▶ Work to do
Copy out the lines that include the word "this".

[Lines of data]
* begin *
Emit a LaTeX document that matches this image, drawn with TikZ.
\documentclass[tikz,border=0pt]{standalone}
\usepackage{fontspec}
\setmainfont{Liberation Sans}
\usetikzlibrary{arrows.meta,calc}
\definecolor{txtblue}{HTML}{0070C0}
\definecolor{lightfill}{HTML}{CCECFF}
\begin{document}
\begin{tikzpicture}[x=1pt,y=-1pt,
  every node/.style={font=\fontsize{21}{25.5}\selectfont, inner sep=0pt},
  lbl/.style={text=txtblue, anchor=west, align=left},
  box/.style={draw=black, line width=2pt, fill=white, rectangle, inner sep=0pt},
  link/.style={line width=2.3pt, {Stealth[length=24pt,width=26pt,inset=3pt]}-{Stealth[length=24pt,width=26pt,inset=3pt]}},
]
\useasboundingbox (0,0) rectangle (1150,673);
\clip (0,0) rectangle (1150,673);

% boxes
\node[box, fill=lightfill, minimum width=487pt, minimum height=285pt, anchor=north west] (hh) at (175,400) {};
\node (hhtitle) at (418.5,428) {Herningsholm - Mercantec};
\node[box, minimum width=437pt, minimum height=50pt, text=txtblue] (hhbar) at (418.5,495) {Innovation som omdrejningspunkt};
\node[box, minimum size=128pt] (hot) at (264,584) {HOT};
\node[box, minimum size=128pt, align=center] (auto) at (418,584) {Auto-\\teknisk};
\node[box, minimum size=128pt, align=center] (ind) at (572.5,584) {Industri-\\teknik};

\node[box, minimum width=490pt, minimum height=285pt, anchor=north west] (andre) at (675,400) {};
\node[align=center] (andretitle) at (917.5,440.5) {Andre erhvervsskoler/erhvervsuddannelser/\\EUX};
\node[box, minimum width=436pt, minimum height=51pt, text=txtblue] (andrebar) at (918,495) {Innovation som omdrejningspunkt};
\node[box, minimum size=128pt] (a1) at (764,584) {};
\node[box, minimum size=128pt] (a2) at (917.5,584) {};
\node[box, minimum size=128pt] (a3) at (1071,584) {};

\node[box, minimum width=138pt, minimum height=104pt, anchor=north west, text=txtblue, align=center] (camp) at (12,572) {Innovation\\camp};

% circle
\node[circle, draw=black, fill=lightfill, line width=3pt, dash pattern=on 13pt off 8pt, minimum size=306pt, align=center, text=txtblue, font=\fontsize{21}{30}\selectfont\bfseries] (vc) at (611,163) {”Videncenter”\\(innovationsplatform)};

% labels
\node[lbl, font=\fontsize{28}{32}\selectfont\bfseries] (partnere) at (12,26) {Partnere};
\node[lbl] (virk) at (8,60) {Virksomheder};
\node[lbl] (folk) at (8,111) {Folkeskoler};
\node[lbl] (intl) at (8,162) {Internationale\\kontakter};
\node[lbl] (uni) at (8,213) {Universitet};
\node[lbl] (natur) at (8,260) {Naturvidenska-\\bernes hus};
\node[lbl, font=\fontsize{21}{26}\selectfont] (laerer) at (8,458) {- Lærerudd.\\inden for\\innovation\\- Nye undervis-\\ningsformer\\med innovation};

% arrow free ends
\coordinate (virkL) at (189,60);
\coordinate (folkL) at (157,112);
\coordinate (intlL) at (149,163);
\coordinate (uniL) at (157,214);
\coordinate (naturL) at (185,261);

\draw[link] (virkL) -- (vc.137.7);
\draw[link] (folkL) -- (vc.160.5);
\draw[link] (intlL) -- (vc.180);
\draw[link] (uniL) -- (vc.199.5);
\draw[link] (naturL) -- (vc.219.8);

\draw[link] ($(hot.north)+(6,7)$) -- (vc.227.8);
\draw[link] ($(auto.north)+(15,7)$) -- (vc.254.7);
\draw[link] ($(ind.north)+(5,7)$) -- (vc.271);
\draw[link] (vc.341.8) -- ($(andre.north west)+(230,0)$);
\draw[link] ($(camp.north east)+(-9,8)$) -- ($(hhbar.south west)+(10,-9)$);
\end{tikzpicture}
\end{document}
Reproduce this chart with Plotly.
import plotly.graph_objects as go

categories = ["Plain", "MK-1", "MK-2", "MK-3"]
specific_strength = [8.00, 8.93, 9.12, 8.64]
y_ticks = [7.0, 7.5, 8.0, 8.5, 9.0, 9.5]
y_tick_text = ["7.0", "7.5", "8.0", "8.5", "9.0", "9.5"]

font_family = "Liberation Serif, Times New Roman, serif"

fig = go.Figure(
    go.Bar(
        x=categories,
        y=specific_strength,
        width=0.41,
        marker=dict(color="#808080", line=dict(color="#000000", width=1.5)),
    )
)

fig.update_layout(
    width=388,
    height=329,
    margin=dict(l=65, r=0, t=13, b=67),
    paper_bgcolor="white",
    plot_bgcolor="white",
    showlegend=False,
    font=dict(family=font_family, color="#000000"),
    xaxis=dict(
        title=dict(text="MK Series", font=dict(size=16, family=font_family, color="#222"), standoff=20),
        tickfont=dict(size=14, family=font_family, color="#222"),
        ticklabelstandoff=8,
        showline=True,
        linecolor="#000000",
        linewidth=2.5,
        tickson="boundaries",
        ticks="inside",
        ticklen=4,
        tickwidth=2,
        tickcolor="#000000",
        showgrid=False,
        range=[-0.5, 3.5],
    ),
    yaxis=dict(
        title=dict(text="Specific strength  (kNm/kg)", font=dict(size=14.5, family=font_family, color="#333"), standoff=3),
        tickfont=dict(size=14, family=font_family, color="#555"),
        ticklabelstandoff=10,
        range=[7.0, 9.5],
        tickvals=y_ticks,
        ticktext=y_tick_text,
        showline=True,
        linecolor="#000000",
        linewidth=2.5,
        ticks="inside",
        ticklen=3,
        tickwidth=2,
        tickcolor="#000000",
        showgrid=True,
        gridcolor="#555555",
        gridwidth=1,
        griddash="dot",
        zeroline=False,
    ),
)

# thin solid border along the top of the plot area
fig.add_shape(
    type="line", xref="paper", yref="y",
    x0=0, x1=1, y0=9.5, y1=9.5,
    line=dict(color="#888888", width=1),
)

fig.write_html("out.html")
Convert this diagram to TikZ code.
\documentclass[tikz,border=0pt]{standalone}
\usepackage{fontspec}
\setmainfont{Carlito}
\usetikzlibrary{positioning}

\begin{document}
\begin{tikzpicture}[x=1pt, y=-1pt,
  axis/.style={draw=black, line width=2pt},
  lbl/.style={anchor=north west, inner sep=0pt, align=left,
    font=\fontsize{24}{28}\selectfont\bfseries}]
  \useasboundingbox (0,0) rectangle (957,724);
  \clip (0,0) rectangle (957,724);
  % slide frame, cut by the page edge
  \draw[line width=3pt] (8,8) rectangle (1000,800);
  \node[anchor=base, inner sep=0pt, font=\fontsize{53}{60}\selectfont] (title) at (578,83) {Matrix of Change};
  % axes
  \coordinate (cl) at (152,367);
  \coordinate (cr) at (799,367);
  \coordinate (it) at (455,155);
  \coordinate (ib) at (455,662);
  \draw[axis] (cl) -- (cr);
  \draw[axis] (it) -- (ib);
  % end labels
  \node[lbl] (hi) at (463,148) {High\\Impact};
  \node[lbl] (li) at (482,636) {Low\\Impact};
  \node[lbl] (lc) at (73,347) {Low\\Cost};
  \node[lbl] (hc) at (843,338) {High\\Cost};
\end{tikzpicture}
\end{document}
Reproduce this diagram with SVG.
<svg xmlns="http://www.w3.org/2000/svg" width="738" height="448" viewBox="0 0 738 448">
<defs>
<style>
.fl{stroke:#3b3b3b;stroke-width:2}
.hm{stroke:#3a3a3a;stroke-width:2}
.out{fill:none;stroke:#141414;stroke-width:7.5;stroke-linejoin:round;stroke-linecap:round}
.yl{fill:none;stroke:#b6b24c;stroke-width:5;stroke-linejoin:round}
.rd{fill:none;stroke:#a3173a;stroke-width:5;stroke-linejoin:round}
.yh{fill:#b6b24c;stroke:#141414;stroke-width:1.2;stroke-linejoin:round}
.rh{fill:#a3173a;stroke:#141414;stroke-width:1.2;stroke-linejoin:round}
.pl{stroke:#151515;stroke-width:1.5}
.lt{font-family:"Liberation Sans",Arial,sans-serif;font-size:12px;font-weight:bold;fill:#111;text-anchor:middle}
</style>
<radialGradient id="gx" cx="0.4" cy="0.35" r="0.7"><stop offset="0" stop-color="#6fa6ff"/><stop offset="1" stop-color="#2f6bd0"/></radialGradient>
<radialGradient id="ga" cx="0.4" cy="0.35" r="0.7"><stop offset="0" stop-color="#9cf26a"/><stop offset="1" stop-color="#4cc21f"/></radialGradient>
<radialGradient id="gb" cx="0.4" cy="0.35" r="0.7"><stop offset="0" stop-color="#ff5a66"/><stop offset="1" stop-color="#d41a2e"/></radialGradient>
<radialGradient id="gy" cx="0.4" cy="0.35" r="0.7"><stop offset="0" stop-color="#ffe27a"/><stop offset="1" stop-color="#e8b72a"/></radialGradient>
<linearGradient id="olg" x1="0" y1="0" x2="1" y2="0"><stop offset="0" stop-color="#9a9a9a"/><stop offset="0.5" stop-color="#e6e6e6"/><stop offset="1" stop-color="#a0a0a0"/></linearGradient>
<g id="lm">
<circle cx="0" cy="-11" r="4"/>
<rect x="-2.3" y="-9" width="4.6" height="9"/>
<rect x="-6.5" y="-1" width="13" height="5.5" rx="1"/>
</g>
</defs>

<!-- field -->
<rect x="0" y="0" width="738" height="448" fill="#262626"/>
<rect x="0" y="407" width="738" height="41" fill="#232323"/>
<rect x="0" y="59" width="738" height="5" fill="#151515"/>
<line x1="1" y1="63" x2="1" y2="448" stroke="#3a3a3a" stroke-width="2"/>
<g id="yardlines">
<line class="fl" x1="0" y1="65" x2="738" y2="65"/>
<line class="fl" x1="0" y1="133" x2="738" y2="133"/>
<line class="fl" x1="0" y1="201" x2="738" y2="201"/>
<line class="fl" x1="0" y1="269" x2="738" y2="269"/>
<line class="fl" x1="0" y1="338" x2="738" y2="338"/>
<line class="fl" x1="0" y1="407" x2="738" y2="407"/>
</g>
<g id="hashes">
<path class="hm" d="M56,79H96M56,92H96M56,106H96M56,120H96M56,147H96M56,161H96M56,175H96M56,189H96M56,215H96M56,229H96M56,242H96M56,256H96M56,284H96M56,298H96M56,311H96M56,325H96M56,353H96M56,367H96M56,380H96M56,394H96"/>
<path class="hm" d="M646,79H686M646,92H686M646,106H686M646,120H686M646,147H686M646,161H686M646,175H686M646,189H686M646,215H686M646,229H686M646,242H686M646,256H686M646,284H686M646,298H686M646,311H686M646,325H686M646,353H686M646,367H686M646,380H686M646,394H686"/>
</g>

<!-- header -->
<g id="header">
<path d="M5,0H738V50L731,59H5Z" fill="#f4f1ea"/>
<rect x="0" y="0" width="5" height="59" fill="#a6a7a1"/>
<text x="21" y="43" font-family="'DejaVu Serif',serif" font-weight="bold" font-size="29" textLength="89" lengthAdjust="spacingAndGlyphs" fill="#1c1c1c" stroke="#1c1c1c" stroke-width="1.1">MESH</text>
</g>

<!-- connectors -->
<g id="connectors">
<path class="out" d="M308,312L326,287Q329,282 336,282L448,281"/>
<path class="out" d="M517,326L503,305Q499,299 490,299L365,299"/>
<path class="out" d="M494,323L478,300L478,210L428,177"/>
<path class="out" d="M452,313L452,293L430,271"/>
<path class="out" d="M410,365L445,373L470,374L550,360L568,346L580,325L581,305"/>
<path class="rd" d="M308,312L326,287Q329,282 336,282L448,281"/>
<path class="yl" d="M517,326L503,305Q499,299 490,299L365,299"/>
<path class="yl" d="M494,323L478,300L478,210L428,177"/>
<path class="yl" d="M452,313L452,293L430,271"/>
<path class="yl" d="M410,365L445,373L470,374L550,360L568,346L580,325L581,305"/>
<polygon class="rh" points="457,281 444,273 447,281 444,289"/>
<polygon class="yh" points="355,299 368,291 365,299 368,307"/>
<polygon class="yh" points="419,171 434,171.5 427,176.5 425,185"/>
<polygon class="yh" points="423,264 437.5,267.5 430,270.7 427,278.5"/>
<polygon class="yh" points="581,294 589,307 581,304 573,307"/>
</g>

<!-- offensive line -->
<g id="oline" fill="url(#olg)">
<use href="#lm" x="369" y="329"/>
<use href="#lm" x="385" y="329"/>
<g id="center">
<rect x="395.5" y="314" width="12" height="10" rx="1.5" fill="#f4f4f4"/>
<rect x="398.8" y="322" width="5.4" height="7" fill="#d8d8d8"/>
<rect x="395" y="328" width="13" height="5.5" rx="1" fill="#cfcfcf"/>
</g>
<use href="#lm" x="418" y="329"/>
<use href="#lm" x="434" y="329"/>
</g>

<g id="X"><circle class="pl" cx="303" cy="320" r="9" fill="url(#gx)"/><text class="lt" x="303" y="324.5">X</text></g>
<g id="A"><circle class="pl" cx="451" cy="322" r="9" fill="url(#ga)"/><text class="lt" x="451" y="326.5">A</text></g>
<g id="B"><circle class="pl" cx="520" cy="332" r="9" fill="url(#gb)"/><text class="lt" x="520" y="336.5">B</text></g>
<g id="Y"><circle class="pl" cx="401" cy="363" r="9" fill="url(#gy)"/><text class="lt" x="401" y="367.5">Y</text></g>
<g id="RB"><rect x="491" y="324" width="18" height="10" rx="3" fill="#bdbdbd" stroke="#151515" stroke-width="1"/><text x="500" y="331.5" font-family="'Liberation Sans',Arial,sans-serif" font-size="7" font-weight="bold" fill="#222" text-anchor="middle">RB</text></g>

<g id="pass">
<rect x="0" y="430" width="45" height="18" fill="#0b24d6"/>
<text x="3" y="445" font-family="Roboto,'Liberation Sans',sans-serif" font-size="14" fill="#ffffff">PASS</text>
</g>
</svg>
* end *
▶ Task response
Emit a LaTeX document that matches this image, drawn with TikZ.
Reproduce this chart with Plotly.
Convert this diagram to TikZ code.
Reproduce this diagram with SVG.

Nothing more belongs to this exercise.